Task goal: Repeat the data word for word. Do not include the pictures.

Given information:
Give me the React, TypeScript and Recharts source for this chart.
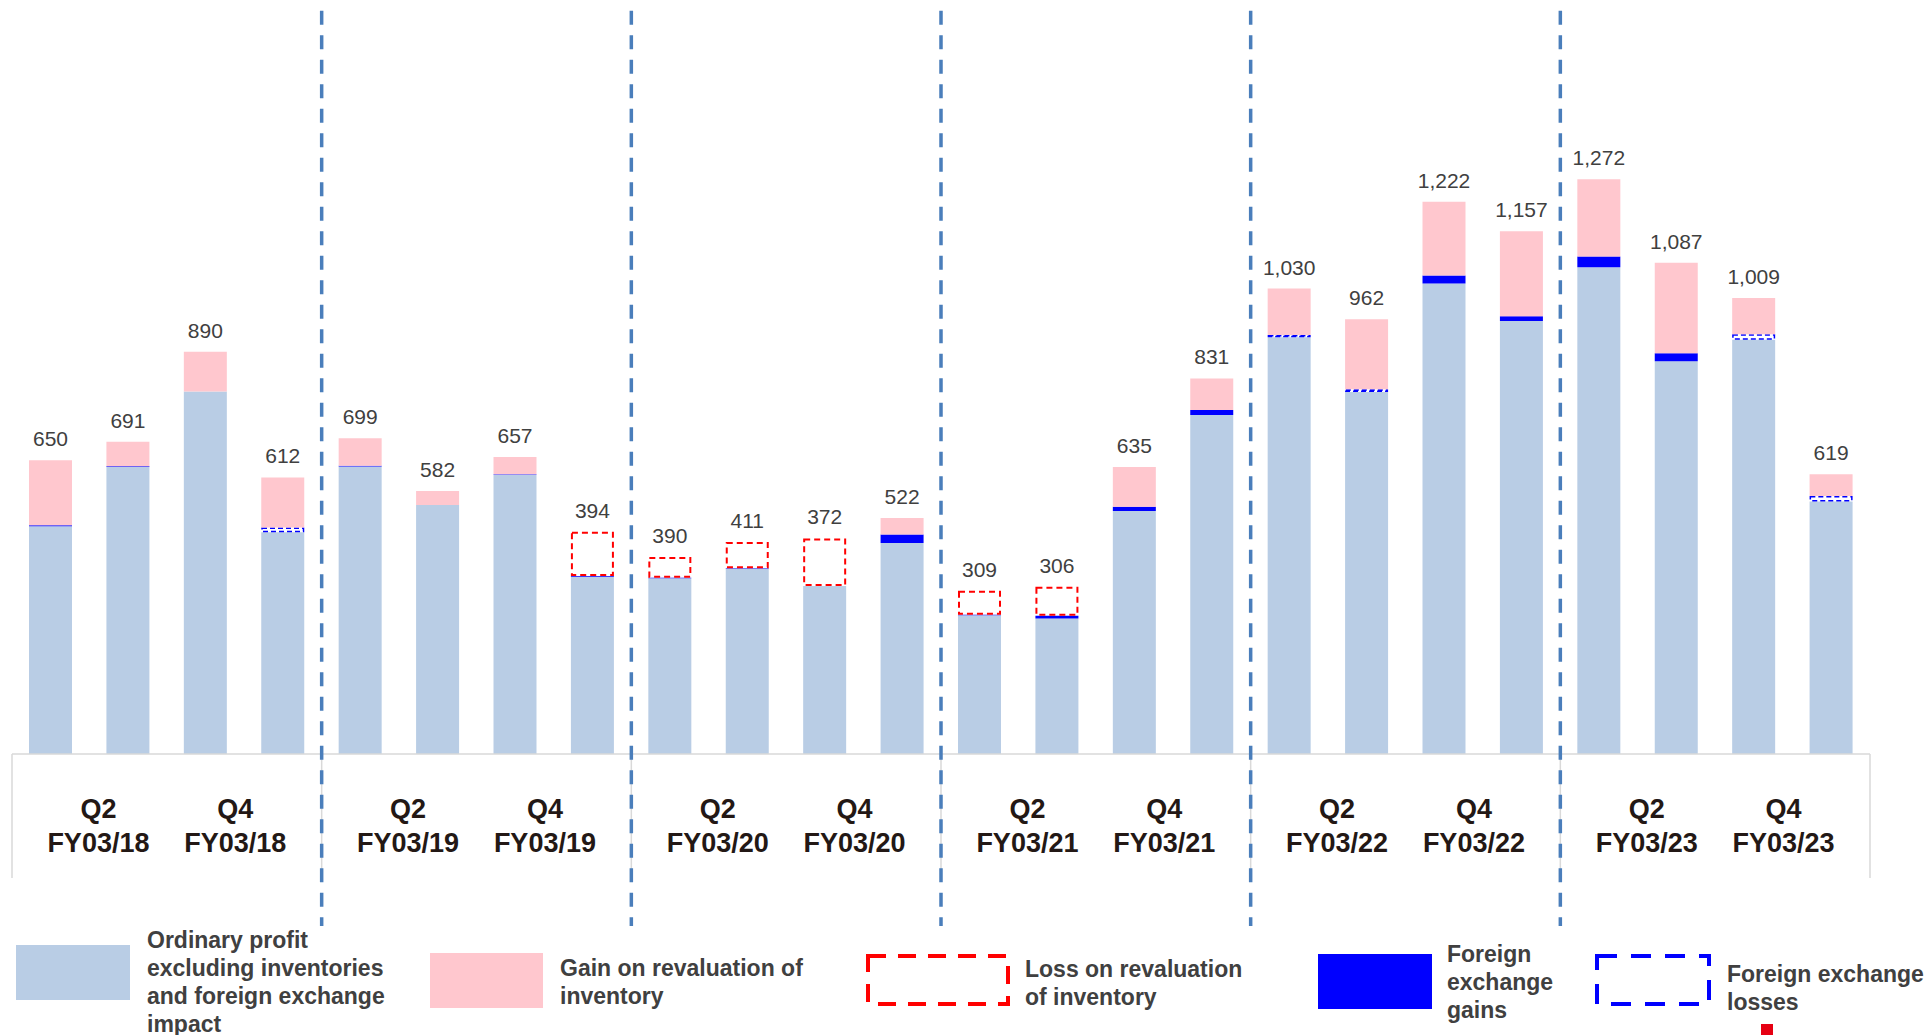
import { BarChart, Bar, XAxis, YAxis, LabelList } from "recharts";

// quarters, 4 per fiscal year
const quarters = [
  "Q1 FY03/18", "Q2 FY03/18", "Q3 FY03/18", "Q4 FY03/18",
  "Q1 FY03/19", "Q2 FY03/19", "Q3 FY03/19", "Q4 FY03/19",
  "Q1 FY03/20", "Q2 FY03/20", "Q3 FY03/20", "Q4 FY03/20",
  "Q1 FY03/21", "Q2 FY03/21", "Q3 FY03/21", "Q4 FY03/21",
  "Q1 FY03/22", "Q2 FY03/22", "Q3 FY03/22", "Q4 FY03/22",
  "Q1 FY03/23", "Q2 FY03/23", "Q3 FY03/23", "Q4 FY03/23",
];

// ordinary profit excluding inventories and FX impact
const baseProfit = [504, 635, 802, 491, 636, 551, 618, 392, 389, 410, 372, 467, 307, 300, 538, 750, 922, 801, 1041, 958, 1077, 869, 917, 559];
const fxGains = [2, 2, 0, 0, 2, 0, 1, 2, 1, 1, 0, 19, 1, 6, 9, 11, 0, 0, 18, 11, 24, 18, 0, 0];
const fxLosses = [0, 0, 0, 10, 0, 0, 0, 0, 0, 0, 0, 0, 0, 0, 0, 0, 5, 6, 0, 0, 0, 0, 12, 12];
const invGains = [144, 54, 88, 111, 61, 31, 38, 0, 0, 0, 0, 36, 0, 0, 88, 70, 103, 155, 163, 188, 171, 200, 80, 48];
const invLosses = [0, 0, 0, 0, 0, 0, 0, 98, 46, 58, 105, 0, 53, 64, 0, 0, 0, 0, 0, 0, 0, 0, 0, 0];
const totals = [650, 691, 890, 612, 699, 582, 657, 394, 390, 411, 372, 522, 309, 306, 635, 831, 1030, 962, 1222, 1157, 1272, 1087, 1009, 619];

const legendLabels = [
  ["Ordinary profit", "excluding inventories", "and foreign exchange", "impact"],
  ["Gain on revaluation of", "inventory"],
  ["Loss on revaluation", "of inventory"],
  ["Foreign", "exchange", "gains"],
  ["Foreign exchange", "losses"],
];

const data = quarters.map((q, i) => ({
  q,
  base: baseProfit[i],
  fxGain: fxGains[i],
  fxLoss: fxLosses[i],
  invGain: invGains[i],
  invLoss: invLosses[i],
  label: totals[i],
}));

const W = 1932;
const H = 1035;
const M = { top: 31, right: 62, bottom: 161, left: 12 };
const AXIS_H = 120;
const PLOT_W = W - M.left - M.right;
const BAND = PLOT_W / quarters.length;
const AXIS_Y = H - M.bottom - AXIS_H;

const FONT = "Arial, 'Liberation Sans', Helvetica, sans-serif";
const BLUE_LIGHT = "#B9CDE5";
const PINK = "#FFC7CE";
const FX_BLUE = "#0000FF";
const LOSS_RED = "#FF0000";
const DIVIDER = "#4A7EBB";

function dashedBox(color: string, sw: number, dash: string) {
  return (p: any) => {
    const h = Math.abs(p.height ?? 0);
    if (!h) return <g />;
    const y = Math.min(p.y, p.y + p.height);
    return (
      <rect
        x={p.x + sw / 2}
        y={y + sw / 2}
        width={Math.max(p.width - sw, 0)}
        height={Math.max(h - sw, 0.5)}
        fill="#fff"
        stroke={color}
        strokeWidth={sw}
        strokeDasharray={dash}
      />
    );
  };
}

function QuarterTick(props: any) {
  const { x, index, payload } = props;
  const left = x - BAND / 2;
  // half-year labels sit a little toward the middle of each fiscal year
  const lx = left + (index % 4 === 1 ? 9 : -9);
  const [qt, fy] = String(payload?.value ?? "").split(" ");
  return (
    <g>
      {index % 4 === 0 && (
        <line x1={left} x2={left} y1={AXIS_Y} y2={878} stroke="#D9D9D9" strokeWidth={1.5} />
      )}
      {index === quarters.length - 1 && (
        <line x1={x + BAND / 2} x2={x + BAND / 2} y1={AXIS_Y} y2={878} stroke="#D9D9D9" strokeWidth={1.5} />
      )}
      {index % 4 === 0 && index > 0 && (
        <line x1={left} x2={left} y1={10.7} y2={926} stroke={DIVIDER} strokeWidth={3.5} strokeDasharray="14 10.5" />
      )}
      {index % 2 === 1 && (
        <text x={lx} textAnchor="middle" fontFamily={FONT} fontWeight="bold" fontSize={27} fill="#231815">
          <tspan x={lx} y={818}>{qt}</tspan>
          <tspan x={lx} y={852}>{fy}</tspan>
        </text>
      )}
    </g>
  );
}

function TotalLabel(props: any) {
  const { x, y, width, height, value } = props;
  const top = Math.min(y, y + (height ?? 0));
  return (
    <text x={x + width / 2} y={top - 14} textAnchor="middle" fontFamily={FONT} fontSize={21} fill="#404040">
      {Number(value).toLocaleString("en-US")}
    </text>
  );
}

function Legend() {
  const txt = { fontFamily: FONT, fontWeight: "bold" as const, fontSize: 23, fill: "#404040" };
  const lines = (k: number, x: number, y0: number) =>
    legendLabels[k].map((s, i) => (
      <text key={i} x={x} y={y0 + i * 28} {...txt}>{s}</text>
    ));
  return (
    <svg width={W} height={H} style={{ position: "absolute", left: 0, top: 0, pointerEvents: "none" }}>
      <rect x={16} y={945} width={114} height={55} fill={BLUE_LIGHT} />
      {lines(0, 147, 948)}
      <rect x={430} y={953} width={113} height={55} fill={PINK} />
      {lines(1, 560, 976)}
      <rect x={868} y={956} width={140} height={48} fill="none" stroke={LOSS_RED} strokeWidth={4} strokeDasharray="18 12" />
      {lines(2, 1025, 977)}
      <rect x={1318} y={954} width={114} height={55} fill={FX_BLUE} />
      {lines(3, 1447, 962)}
      <rect x={1597} y={956} width={112} height={48} fill="none" stroke={FX_BLUE} strokeWidth={4} strokeDasharray="20 14" />
      {lines(4, 1727, 982)}
      <rect x={1761} y={1024} width={12} height={11} fill="#E60012" />
    </svg>
  );
}

export default function App() {
  return (
    <div style={{ position: "absolute", left: 0, top: 0, width: W, height: H, background: "#fff" }}>
      <BarChart width={W} height={H} data={data} margin={M} barSize={43}>
        <XAxis
          dataKey="q"
          interval={0}
          height={AXIS_H}
          tickLine={false}
          axisLine={{ stroke: "#D9D9D9", strokeWidth: 1.5 }}
          tick={(p: any) => <QuarterTick {...p} />}
        />
        <YAxis hide domain={[0, 1600]} />
        <Bar dataKey="base" stackId="a" fill={BLUE_LIGHT} isAnimationActive={false} />
        <Bar dataKey="fxGain" stackId="a" fill={FX_BLUE} isAnimationActive={false} />
        <Bar dataKey="fxLoss" stackId="a" shape={dashedBox(FX_BLUE, 1.5, "5 3")} isAnimationActive={false} />
        <Bar dataKey="invGain" stackId="a" fill={PINK} isAnimationActive={false} />
        <Bar dataKey="invLoss" stackId="a" shape={dashedBox(LOSS_RED, 2, "6 4")} isAnimationActive={false}>
          <LabelList dataKey="label" content={(p: any) => <TotalLabel {...p} />} />
        </Bar>
      </BarChart>
      <Legend />
    </div>
  );
}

Written answer:
Give me the React, TypeScript and Recharts source for this chart.
import { BarChart, Bar, XAxis, YAxis, LabelList } from "recharts";

// quarters, 4 per fiscal year
const quarters = [
  "Q1 FY03/18", "Q2 FY03/18", "Q3 FY03/18", "Q4 FY03/18",
  "Q1 FY03/19", "Q2 FY03/19", "Q3 FY03/19", "Q4 FY03/19",
  "Q1 FY03/20", "Q2 FY03/20", "Q3 FY03/20", "Q4 FY03/20",
  "Q1 FY03/21", "Q2 FY03/21", "Q3 FY03/21", "Q4 FY03/21",
  "Q1 FY03/22", "Q2 FY03/22", "Q3 FY03/22", "Q4 FY03/22",
  "Q1 FY03/23", "Q2 FY03/23", "Q3 FY03/23", "Q4 FY03/23",
];

// ordinary profit excluding inventories and FX impact
const baseProfit = [504, 635, 802, 491, 636, 551, 618, 392, 389, 410, 372, 467, 307, 300, 538, 750, 922, 801, 1041, 958, 1077, 869, 917, 559];
const fxGains = [2, 2, 0, 0, 2, 0, 1, 2, 1, 1, 0, 19, 1, 6, 9, 11, 0, 0, 18, 11, 24, 18, 0, 0];
const fxLosses = [0, 0, 0, 10, 0, 0, 0, 0, 0, 0, 0, 0, 0, 0, 0, 0, 5, 6, 0, 0, 0, 0, 12, 12];
const invGains = [144, 54, 88, 111, 61, 31, 38, 0, 0, 0, 0, 36, 0, 0, 88, 70, 103, 155, 163, 188, 171, 200, 80, 48];
const invLosses = [0, 0, 0, 0, 0, 0, 0, 98, 46, 58, 105, 0, 53, 64, 0, 0, 0, 0, 0, 0, 0, 0, 0, 0];
const totals = [650, 691, 890, 612, 699, 582, 657, 394, 390, 411, 372, 522, 309, 306, 635, 831, 1030, 962, 1222, 1157, 1272, 1087, 1009, 619];

const legendLabels = [
  ["Ordinary profit", "excluding inventories", "and foreign exchange", "impact"],
  ["Gain on revaluation of", "inventory"],
  ["Loss on revaluation", "of inventory"],
  ["Foreign", "exchange", "gains"],
  ["Foreign exchange", "losses"],
];

const data = quarters.map((q, i) => ({
  q,
  base: baseProfit[i],
  fxGain: fxGains[i],
  fxLoss: fxLosses[i],
  invGain: invGains[i],
  invLoss: invLosses[i],
  label: totals[i],
}));

const W = 1932;
const H = 1035;
const M = { top: 31, right: 62, bottom: 161, left: 12 };
const AXIS_H = 120;
const PLOT_W = W - M.left - M.right;
const BAND = PLOT_W / quarters.length;
const AXIS_Y = H - M.bottom - AXIS_H;

const FONT = "Arial, 'Liberation Sans', Helvetica, sans-serif";
const BLUE_LIGHT = "#B9CDE5";
const PINK = "#FFC7CE";
const FX_BLUE = "#0000FF";
const LOSS_RED = "#FF0000";
const DIVIDER = "#4A7EBB";

function dashedBox(color: string, sw: number, dash: string) {
  return (p: any) => {
    const h = Math.abs(p.height ?? 0);
    if (!h) return <g />;
    const y = Math.min(p.y, p.y + p.height);
    return (
      <rect
        x={p.x + sw / 2}
        y={y + sw / 2}
        width={Math.max(p.width - sw, 0)}
        height={Math.max(h - sw, 0.5)}
        fill="#fff"
        stroke={color}
        strokeWidth={sw}
        strokeDasharray={dash}
      />
    );
  };
}

function QuarterTick(props: any) {
  const { x, index, payload } = props;
  const left = x - BAND / 2;
  // half-year labels sit a little toward the middle of each fiscal year
  const lx = left + (index % 4 === 1 ? 9 : -9);
  const [qt, fy] = String(payload?.value ?? "").split(" ");
  return (
    <g>
      {index % 4 === 0 && (
        <line x1={left} x2={left} y1={AXIS_Y} y2={878} stroke="#D9D9D9" strokeWidth={1.5} />
      )}
      {index === quarters.length - 1 && (
        <line x1={x + BAND / 2} x2={x + BAND / 2} y1={AXIS_Y} y2={878} stroke="#D9D9D9" strokeWidth={1.5} />
      )}
      {index % 4 === 0 && index > 0 && (
        <line x1={left} x2={left} y1={10.7} y2={926} stroke={DIVIDER} strokeWidth={3.5} strokeDasharray="14 10.5" />
      )}
      {index % 2 === 1 && (
        <text x={lx} textAnchor="middle" fontFamily={FONT} fontWeight="bold" fontSize={27} fill="#231815">
          <tspan x={lx} y={818}>{qt}</tspan>
          <tspan x={lx} y={852}>{fy}</tspan>
        </text>
      )}
    </g>
  );
}

function TotalLabel(props: any) {
  const { x, y, width, height, value } = props;
  const top = Math.min(y, y + (height ?? 0));
  return (
    <text x={x + width / 2} y={top - 14} textAnchor="middle" fontFamily={FONT} fontSize={21} fill="#404040">
      {Number(value).toLocaleString("en-US")}
    </text>
  );
}

function Legend() {
  const txt = { fontFamily: FONT, fontWeight: "bold" as const, fontSize: 23, fill: "#404040" };
  const lines = (k: number, x: number, y0: number) =>
    legendLabels[k].map((s, i) => (
      <text key={i} x={x} y={y0 + i * 28} {...txt}>{s}</text>
    ));
  return (
    <svg width={W} height={H} style={{ position: "absolute", left: 0, top: 0, pointerEvents: "none" }}>
      <rect x={16} y={945} width={114} height={55} fill={BLUE_LIGHT} />
      {lines(0, 147, 948)}
      <rect x={430} y={953} width={113} height={55} fill={PINK} />
      {lines(1, 560, 976)}
      <rect x={868} y={956} width={140} height={48} fill="none" stroke={LOSS_RED} strokeWidth={4} strokeDasharray="18 12" />
      {lines(2, 1025, 977)}
      <rect x={1318} y={954} width={114} height={55} fill={FX_BLUE} />
      {lines(3, 1447, 962)}
      <rect x={1597} y={956} width={112} height={48} fill="none" stroke={FX_BLUE} strokeWidth={4} strokeDasharray="20 14" />
      {lines(4, 1727, 982)}
      <rect x={1761} y={1024} width={12} height={11} fill="#E60012" />
    </svg>
  );
}

export default function App() {
  return (
    <div style={{ position: "absolute", left: 0, top: 0, width: W, height: H, background: "#fff" }}>
      <BarChart width={W} height={H} data={data} margin={M} barSize={43}>
        <XAxis
          dataKey="q"
          interval={0}
          height={AXIS_H}
          tickLine={false}
          axisLine={{ stroke: "#D9D9D9", strokeWidth: 1.5 }}
          tick={(p: any) => <QuarterTick {...p} />}
        />
        <YAxis hide domain={[0, 1600]} />
        <Bar dataKey="base" stackId="a" fill={BLUE_LIGHT} isAnimationActive={false} />
        <Bar dataKey="fxGain" stackId="a" fill={FX_BLUE} isAnimationActive={false} />
        <Bar dataKey="fxLoss" stackId="a" shape={dashedBox(FX_BLUE, 1.5, "5 3")} isAnimationActive={false} />
        <Bar dataKey="invGain" stackId="a" fill={PINK} isAnimationActive={false} />
        <Bar dataKey="invLoss" stackId="a" shape={dashedBox(LOSS_RED, 2, "6 4")} isAnimationActive={false}>
          <LabelList dataKey="label" content={(p: any) => <TotalLabel {...p} />} />
        </Bar>
      </BarChart>
      <Legend />
    </div>
  );
}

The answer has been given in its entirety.